**Work to complete:** Write out the listing, please, but only from its first line through the line containing "const parameters = ['sin(phi)', 'lambda*', 'kappa*', 'mu*'];", exactly as given and without pictures.

**Given data:**
====

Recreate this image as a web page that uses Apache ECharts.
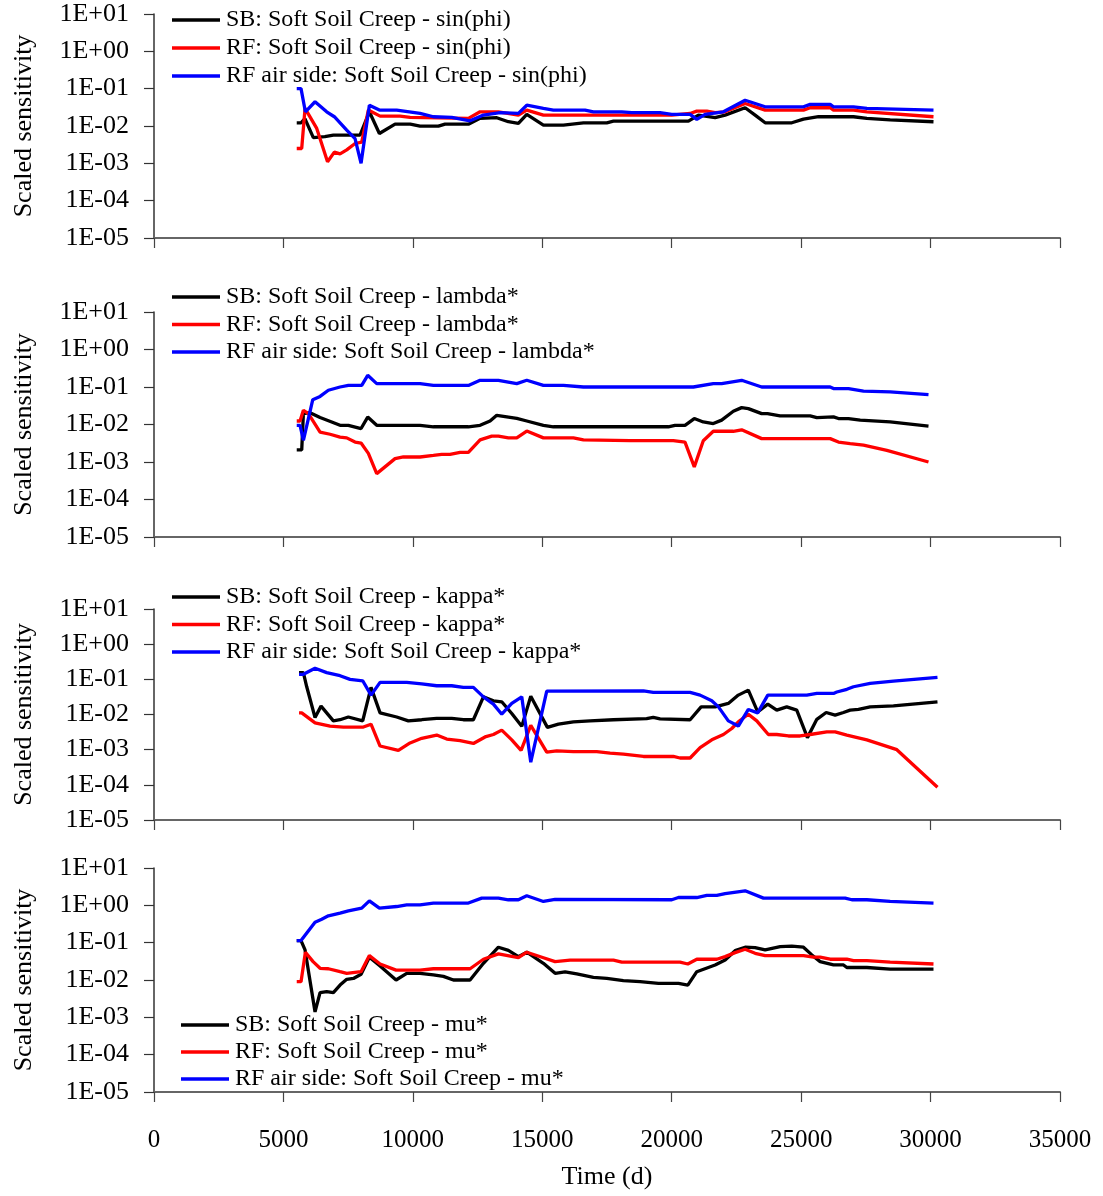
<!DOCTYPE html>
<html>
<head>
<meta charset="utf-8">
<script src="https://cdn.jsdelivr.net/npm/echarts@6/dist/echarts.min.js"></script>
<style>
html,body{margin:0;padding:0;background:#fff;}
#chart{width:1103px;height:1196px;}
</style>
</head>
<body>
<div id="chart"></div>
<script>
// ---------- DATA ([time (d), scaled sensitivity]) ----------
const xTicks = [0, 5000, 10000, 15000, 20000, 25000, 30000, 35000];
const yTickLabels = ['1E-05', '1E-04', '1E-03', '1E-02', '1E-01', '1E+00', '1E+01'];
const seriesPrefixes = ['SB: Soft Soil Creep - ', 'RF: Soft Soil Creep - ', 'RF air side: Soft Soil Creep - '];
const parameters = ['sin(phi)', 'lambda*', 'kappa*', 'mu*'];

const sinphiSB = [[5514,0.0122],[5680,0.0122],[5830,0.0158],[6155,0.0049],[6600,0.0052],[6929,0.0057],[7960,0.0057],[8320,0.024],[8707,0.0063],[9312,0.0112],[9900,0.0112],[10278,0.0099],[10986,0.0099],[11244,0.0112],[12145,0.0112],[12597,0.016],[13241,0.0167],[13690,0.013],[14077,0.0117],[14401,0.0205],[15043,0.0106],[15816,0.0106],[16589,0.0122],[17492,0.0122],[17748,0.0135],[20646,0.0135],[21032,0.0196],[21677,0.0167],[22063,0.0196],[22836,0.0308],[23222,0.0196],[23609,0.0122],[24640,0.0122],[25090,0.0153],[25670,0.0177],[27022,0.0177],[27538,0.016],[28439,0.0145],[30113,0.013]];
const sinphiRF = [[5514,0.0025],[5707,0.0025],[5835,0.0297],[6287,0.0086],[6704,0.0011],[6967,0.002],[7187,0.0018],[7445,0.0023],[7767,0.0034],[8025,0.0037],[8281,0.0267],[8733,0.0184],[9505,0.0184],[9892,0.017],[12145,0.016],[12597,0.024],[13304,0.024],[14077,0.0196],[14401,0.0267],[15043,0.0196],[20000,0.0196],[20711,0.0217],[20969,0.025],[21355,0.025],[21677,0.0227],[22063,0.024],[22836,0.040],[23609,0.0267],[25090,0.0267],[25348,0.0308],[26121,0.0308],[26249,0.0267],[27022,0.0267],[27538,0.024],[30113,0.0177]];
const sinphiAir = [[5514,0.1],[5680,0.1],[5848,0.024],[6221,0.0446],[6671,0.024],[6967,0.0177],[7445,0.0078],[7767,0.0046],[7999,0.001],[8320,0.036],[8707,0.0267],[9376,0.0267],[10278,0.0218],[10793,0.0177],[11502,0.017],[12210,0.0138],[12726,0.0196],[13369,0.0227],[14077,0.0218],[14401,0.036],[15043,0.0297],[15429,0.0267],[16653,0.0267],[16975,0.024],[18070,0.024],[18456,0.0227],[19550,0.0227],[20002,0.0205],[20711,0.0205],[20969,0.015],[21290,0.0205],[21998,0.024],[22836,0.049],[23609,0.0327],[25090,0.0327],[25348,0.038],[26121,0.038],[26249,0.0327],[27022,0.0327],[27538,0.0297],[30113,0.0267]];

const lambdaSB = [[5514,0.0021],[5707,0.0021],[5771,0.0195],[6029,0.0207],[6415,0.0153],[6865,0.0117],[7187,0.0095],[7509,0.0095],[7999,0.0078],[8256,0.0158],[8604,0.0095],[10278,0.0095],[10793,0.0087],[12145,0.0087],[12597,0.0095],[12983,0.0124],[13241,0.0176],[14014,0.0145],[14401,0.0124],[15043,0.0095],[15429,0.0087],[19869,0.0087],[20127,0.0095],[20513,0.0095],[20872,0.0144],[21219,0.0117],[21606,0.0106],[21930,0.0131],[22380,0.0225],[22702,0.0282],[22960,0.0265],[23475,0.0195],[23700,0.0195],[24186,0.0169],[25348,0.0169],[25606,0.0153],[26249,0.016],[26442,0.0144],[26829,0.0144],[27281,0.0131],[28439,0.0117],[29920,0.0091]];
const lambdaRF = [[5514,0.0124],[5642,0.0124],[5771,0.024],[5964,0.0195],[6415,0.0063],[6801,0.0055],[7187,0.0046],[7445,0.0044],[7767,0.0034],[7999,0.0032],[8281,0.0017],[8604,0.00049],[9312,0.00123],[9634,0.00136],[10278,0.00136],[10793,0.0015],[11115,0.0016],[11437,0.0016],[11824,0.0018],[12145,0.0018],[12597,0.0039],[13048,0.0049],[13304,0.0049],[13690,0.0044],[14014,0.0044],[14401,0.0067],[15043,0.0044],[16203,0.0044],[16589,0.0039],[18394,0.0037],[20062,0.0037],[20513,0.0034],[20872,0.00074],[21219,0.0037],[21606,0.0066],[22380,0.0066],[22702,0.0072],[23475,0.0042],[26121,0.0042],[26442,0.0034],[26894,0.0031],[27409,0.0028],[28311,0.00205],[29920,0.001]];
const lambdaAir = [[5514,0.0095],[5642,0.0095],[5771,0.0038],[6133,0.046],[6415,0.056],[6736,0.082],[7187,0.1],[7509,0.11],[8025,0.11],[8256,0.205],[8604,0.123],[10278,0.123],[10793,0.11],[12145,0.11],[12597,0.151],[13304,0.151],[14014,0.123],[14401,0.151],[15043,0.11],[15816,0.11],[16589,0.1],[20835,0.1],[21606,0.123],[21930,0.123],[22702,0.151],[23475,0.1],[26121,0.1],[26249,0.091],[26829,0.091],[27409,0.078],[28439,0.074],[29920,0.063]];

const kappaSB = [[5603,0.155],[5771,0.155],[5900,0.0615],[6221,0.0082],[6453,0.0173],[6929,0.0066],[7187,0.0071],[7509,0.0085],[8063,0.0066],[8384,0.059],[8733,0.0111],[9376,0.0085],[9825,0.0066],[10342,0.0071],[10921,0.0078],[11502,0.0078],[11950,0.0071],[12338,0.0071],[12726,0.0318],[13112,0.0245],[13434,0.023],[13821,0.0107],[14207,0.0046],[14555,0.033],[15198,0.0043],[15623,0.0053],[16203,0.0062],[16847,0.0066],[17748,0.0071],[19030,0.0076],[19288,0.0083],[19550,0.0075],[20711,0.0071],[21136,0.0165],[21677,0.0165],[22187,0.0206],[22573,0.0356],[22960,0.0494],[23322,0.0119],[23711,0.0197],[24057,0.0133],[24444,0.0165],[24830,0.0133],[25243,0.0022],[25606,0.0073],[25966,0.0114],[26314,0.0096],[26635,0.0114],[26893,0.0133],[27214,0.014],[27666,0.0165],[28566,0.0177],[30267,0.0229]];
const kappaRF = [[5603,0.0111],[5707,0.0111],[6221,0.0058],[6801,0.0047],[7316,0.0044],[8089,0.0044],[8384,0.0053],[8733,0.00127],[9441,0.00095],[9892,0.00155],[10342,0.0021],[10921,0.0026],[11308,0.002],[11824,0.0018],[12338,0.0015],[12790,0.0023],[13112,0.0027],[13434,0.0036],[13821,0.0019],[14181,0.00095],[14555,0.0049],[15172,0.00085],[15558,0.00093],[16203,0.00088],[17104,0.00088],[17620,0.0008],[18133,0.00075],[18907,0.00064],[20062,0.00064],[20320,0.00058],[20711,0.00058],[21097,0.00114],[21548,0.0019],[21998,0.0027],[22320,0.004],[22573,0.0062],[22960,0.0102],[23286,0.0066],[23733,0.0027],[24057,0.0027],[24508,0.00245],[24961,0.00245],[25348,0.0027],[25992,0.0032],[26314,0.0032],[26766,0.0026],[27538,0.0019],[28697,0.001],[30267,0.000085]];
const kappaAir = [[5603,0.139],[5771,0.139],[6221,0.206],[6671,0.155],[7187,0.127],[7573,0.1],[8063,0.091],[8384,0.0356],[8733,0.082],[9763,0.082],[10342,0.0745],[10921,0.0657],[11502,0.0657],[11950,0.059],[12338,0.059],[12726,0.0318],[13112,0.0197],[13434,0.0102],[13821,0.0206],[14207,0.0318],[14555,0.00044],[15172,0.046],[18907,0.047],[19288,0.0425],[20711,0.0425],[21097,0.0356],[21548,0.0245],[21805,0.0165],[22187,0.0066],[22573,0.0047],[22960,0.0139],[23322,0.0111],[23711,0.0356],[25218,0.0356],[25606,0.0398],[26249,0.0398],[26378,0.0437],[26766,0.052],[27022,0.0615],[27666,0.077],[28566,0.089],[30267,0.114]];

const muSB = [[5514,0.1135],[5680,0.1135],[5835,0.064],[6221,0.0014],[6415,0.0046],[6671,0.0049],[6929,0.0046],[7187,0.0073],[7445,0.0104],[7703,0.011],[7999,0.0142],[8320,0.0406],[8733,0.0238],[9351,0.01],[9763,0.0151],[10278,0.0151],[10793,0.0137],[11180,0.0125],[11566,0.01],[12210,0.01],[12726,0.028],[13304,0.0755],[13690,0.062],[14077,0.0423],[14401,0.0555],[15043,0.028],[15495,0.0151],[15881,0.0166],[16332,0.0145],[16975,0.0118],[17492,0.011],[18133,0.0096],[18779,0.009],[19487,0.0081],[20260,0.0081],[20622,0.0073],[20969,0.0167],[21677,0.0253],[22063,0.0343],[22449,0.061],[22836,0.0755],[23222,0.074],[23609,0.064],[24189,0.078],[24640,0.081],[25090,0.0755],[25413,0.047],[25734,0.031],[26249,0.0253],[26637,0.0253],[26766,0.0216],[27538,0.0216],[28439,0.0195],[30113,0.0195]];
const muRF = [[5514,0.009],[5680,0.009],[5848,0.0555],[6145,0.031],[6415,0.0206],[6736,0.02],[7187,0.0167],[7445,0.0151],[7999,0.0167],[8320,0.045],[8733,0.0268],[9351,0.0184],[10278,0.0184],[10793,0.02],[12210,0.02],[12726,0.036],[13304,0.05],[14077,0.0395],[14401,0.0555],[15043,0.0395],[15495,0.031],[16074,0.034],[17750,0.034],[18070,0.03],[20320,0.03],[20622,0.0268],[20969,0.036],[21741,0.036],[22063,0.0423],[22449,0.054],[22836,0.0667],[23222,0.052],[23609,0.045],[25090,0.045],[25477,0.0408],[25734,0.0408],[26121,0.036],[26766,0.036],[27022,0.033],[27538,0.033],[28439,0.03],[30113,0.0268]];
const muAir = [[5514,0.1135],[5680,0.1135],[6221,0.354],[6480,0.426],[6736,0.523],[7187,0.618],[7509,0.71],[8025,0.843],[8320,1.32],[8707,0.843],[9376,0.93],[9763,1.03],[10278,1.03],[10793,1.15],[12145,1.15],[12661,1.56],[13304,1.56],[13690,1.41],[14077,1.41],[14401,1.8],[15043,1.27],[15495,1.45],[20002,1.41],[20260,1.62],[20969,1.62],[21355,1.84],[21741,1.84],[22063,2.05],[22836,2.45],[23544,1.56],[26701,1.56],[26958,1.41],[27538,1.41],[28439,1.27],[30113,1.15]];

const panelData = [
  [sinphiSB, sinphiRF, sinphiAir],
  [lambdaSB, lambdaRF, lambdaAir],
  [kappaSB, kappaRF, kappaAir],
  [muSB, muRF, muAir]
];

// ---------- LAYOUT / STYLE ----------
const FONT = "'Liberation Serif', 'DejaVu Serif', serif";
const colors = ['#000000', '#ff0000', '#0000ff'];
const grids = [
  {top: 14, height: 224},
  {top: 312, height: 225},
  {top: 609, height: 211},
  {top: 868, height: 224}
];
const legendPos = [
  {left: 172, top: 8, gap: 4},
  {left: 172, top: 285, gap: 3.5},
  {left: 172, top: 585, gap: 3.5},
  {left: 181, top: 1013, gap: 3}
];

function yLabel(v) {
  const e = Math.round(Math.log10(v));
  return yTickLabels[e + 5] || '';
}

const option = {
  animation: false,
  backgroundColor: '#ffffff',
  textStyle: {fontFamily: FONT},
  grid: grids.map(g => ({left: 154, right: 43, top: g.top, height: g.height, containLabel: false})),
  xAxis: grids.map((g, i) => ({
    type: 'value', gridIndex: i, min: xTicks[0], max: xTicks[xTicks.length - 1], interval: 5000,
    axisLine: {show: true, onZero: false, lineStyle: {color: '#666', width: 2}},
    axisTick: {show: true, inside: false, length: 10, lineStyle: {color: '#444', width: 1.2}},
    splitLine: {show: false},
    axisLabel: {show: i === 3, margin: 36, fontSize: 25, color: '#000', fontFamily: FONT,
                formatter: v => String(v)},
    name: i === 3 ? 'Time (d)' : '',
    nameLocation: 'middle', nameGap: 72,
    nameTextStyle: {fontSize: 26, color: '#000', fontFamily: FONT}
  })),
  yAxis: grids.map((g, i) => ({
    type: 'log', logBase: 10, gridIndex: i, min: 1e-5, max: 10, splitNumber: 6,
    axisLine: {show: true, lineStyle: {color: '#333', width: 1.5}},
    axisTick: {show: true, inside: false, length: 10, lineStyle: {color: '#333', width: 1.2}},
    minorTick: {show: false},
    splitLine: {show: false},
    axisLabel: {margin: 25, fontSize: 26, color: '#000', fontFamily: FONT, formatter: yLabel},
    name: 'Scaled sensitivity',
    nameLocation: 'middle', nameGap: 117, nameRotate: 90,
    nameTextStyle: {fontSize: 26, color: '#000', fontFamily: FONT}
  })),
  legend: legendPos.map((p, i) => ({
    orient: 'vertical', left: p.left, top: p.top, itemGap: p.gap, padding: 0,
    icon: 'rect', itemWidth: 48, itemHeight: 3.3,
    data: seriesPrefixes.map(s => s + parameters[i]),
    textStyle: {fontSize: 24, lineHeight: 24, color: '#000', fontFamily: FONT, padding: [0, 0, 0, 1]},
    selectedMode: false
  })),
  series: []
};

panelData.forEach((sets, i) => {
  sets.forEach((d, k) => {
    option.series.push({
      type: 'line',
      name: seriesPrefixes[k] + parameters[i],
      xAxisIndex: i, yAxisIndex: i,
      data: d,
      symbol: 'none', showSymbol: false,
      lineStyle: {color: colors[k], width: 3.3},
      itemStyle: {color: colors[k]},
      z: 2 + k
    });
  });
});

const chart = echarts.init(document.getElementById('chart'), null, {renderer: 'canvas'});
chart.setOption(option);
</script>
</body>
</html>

====

**Answer below:**
Recreate this image as a web page that uses Apache ECharts.
<!DOCTYPE html>
<html>
<head>
<meta charset="utf-8">
<script src="https://cdn.jsdelivr.net/npm/echarts@6/dist/echarts.min.js"></script>
<style>
html,body{margin:0;padding:0;background:#fff;}
#chart{width:1103px;height:1196px;}
</style>
</head>
<body>
<div id="chart"></div>
<script>
// ---------- DATA ([time (d), scaled sensitivity]) ----------
const xTicks = [0, 5000, 10000, 15000, 20000, 25000, 30000, 35000];
const yTickLabels = ['1E-05', '1E-04', '1E-03', '1E-02', '1E-01', '1E+00', '1E+01'];
const seriesPrefixes = ['SB: Soft Soil Creep - ', 'RF: Soft Soil Creep - ', 'RF air side: Soft Soil Creep - '];
const parameters = ['sin(phi)', 'lambda*', 'kappa*', 'mu*'];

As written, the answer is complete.